6. The powder according to claim 1, wherein, assuming that the powder has a cumulative 50 vol % particle size, D50, of X (μm), and a tap density, TD, of Y (Mg/m3), X/Y is 0.2 or more and 20 or less.

7. The powder according to claim 6, wherein the D50 is 4 μm or more and 70 μm or less.

8. The powder according to claim 6, wherein the TD is 3.5 Mg/m3 or more and 20 Mg/m3 or less.

9. A powder material for producing a shaped article, comprising the powder according to claim 1.

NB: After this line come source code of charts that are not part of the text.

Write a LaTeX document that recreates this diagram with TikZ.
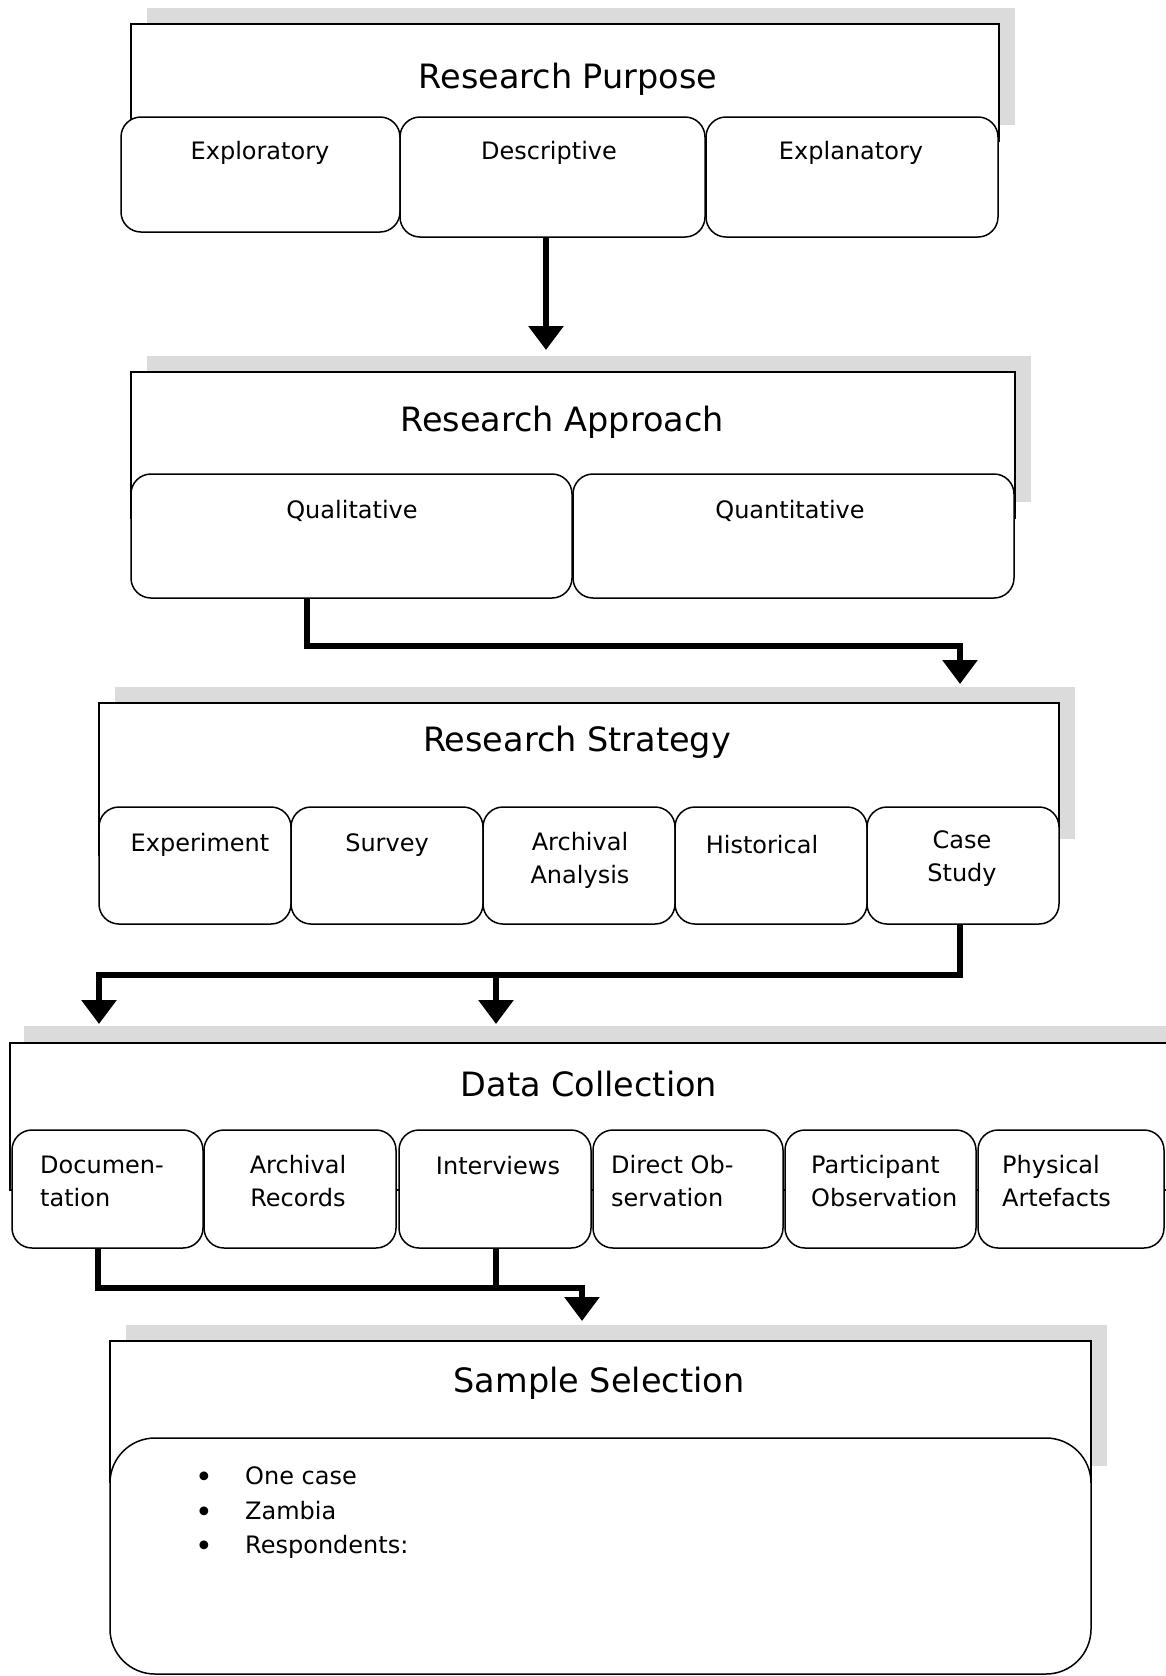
\documentclass[tikz,border=0pt]{standalone}
\usepackage{fontspec}
\setmainfont{DejaVu Sans}
\usepackage{tikz}
\usetikzlibrary{arrows.meta}

\begin{document}
\begin{tikzpicture}[x=1pt, y=-1pt,
    backdrop/.style={fill=black!14, draw=none},
    outerbox/.style={draw, fill=white, line width=1.5pt, inner sep=0pt},
    subbox/.style={draw, fill=white, line width=1.5pt, rounded corners=20pt, inner sep=0pt},
    headtext/.style={font=\fontsize{33.5}{40}\selectfont, inner sep=0pt},
    itemtext/.style={font=\fontsize{24}{33}\selectfont, align=center, inner sep=0pt},
    wire/.style={line width=6.5pt},
    link/.style={line width=6.5pt, -{Triangle[width=34pt, length=24pt]}}]
     \useasboundingbox (0,0) rectangle (1166,1676);
     \clip (0,0) rectangle (1166,1676);

     \fill[backdrop] (147,8) rectangle (1015,125);
     \node[outerbox, minimum width=868pt, minimum height=117pt] (P) at (565,82.5) {};
     \node[headtext] (Ph) at (568,79) {Research Purpose};
     \node[subbox, minimum width=279pt, minimum height=115pt] (expl) at (260.5,174.5) {};
     \node[subbox, minimum width=305pt, minimum height=120pt] (desc) at (552.5,177) {};
     \node[subbox, minimum width=292pt, minimum height=120pt] (expn) at (852,177) {};
     \node[itemtext] (explt) at (260,153) {Exploratory};
     \node[itemtext] (desct) at (549,153) {Descriptive};
     \node[itemtext] (expnt) at (851,153) {Explanatory};

     \fill[backdrop] (147,356) rectangle (1031,502);
     \node[outerbox, minimum width=884pt, minimum height=146pt] (A) at (573,445) {};
     \node[headtext] (Ah) at (562,422) {Research Approach};
     \node[subbox, minimum width=441pt, minimum height=124pt] (qual) at (351.5,536) {};
     \node[subbox, minimum width=441pt, minimum height=124pt] (quan) at (793.5,536) {};
     \node[itemtext] (qualt) at (352,511) {Qualitative};
     \node[itemtext] (quant) at (790,511) {Quantitative};

     \fill[backdrop] (115,687) rectangle (1075,839);
     \node[outerbox, minimum width=960pt, minimum height=152pt] (S) at (579,779) {};
     \node[headtext] (Sh) at (577,742) {Research Strategy};
     \node[subbox, minimum width=192pt, minimum height=117pt] (expe) at (195,865.5) {};
     \node[subbox, minimum width=192pt, minimum height=117pt] (surv) at (387,865.5) {};
     \node[subbox, minimum width=192pt, minimum height=117pt] (arch) at (579,865.5) {};
     \node[subbox, minimum width=192pt, minimum height=117pt] (hist) at (771,865.5) {};
     \node[subbox, minimum width=192pt, minimum height=117pt] (case) at (963,865.5) {};
     \node[itemtext] (expet) at (200,845) {Experiment};
     \node[itemtext] (survt) at (387,845) {Survey};
     \node[itemtext] (archt) at (580,860) {Archival\\Analysis};
     \node[itemtext] (histt) at (762,845) {Historical};
     \node[itemtext] (caset) at (962,859) {Case\\Study};

     \fill[backdrop] (24,1026) rectangle (1190,1173);
     \node[outerbox, minimum width=1165pt, minimum height=147pt] (D) at (592.5,1116.5) {};
     \node[headtext] (Dh) at (589,1084) {Data Collection};
     \node[subbox, minimum width=191pt, minimum height=118pt] (doc) at (107.5,1189) {};
     \node[subbox, minimum width=192pt, minimum height=118pt] (rec) at (300,1189) {};
     \node[subbox, minimum width=192pt, minimum height=118pt] (intv) at (495,1189) {};
     \node[subbox, minimum width=190pt, minimum height=118pt] (dobs) at (688,1189) {};
     \node[subbox, minimum width=191pt, minimum height=118pt] (pobs) at (880.5,1189) {};
     \node[subbox, minimum width=186pt, minimum height=118pt] (phys) at (1071,1189) {};
     \node[itemtext, align=left, anchor=west] (doct) at (40,1181) {Documen-\\tation};
     \node[itemtext] (rect) at (298,1181) {Archival\\Records};
     \node[itemtext] (intvt) at (498,1166) {Interviews};
     \node[itemtext, align=left, anchor=west] (dobst) at (611,1181) {Direct Ob-\\servation};
     \node[itemtext, align=left, anchor=west] (pobst) at (811,1181) {Participant\\Observation};
     \node[itemtext, align=left, anchor=west] (physt) at (1002,1181) {Physical\\Artefacts};

     \fill[backdrop] (126,1325) rectangle (1107,1466);
     \node[outerbox, minimum width=981pt, minimum height=141pt] (E) at (600.5,1411.5) {};
     \node[headtext] (Eh) at (599,1383) {Sample Selection};
     \node[subbox, rounded corners=45pt, minimum width=981pt, minimum height=236pt] (samp) at (600.5,1556) {};
     \node[itemtext, align=left, anchor=north west] (sampt) at (197,1460) {%
       \renewcommand{\arraystretch}{1.05}%
       \begin{tabular}{@{}l@{\hspace{34pt}}l@{}}
       \makebox[14pt]{\raisebox{-3pt}{\fontsize{30}{30}\selectfont •}} & One case\\
       \makebox[14pt]{\raisebox{-3pt}{\fontsize{30}{30}\selectfont •}} & Zambia\\
       \makebox[14pt]{\raisebox{-3pt}{\fontsize{30}{30}\selectfont •}} & Respondents:
       \end{tabular}};

     \coordinate (t1) at (546,350);
     \coordinate (j2) at (307,646);
     \coordinate (t2) at (960,684);
     \coordinate (j3) at (960,975);
     \coordinate (t3a) at (99,1024);
     \coordinate (t3b) at (496,1024);
     \coordinate (j4) at (98,1288);
     \coordinate (k4) at (496,1288);
     \coordinate (t4) at (582,1321);

     \draw[link] (desc.south -| t1) -- (t1);
     \draw[link] (qual.south -| j2) -- (j2) -| (t2);
     \draw[link] (case.south -| j3) -- (j3) -| (t3a);
     \draw[link] (t3b |- j3) -- (t3b);
     \draw[link] (doc.south -| j4) -- (j4) -| (t4);
     \draw[wire] (intv.south -| k4) -- (k4);
\end{tikzpicture}
\end{document}
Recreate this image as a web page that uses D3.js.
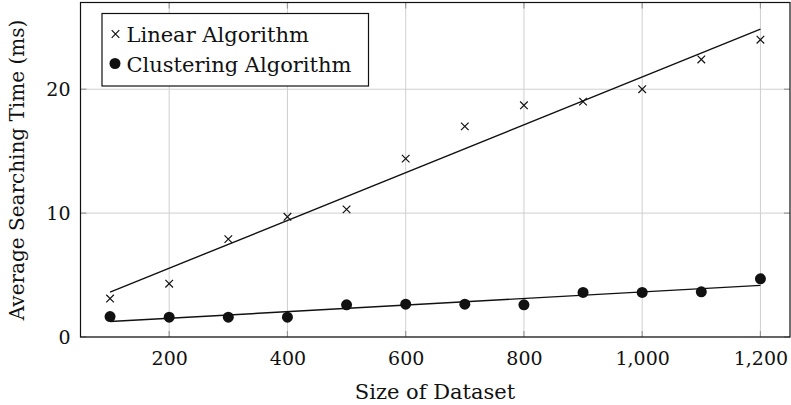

10. A method of producing a shaped article, the method comprising the following steps of:

preparing the powder according to claim 1; and

subjecting the powder to a powder-shaping method involving a rapid melting process and a rapid cooling process for solidification, to obtain the shaped article,

wherein the structure of the shaped article comprises, in its crystal grains, a eutectic structure having a eutectic temperature of 600° C. or higher and 1,350° C. or lower in an amount of 5% by mass or less, and

wherein the structure of the shaped article comprises, in its crystal grain boundaries, a eutectic structure having a eutectic temperature of 600° C. or higher and 1,350° C. or lower in an amount of 20% by mass or less.

11. The method according to claim 10,

wherein the structure of the shaped article comprises, in its crystal grains, the eutectic structure having a eutectic temperature of 600° C. or higher and 1,350° C. or lower in an amount of 2% by mass or less, and

wherein the structure of the shaped article comprises, in its crystal grain boundaries, the eutectic structure having a eutectic temperature of 600° C. or higher and 1,350° C. or lower in an amount of 10% by mass or less.

12. The method according to claim 10, wherein the powder-shaping method is an additive manufacturing method.

13. The method according to claim 12, wherein, assuming that an energy density, ED, of Z (J/mm3) is applied to the powder in the additive manufacturing method, and that the powder has a cumulative 50 vol % particle size, D50, of X (μm), Z/X is 0.7 or more and 5.0 or less.

14. The method according to claim 10, wherein the shaped article has a relative density of 95% or more.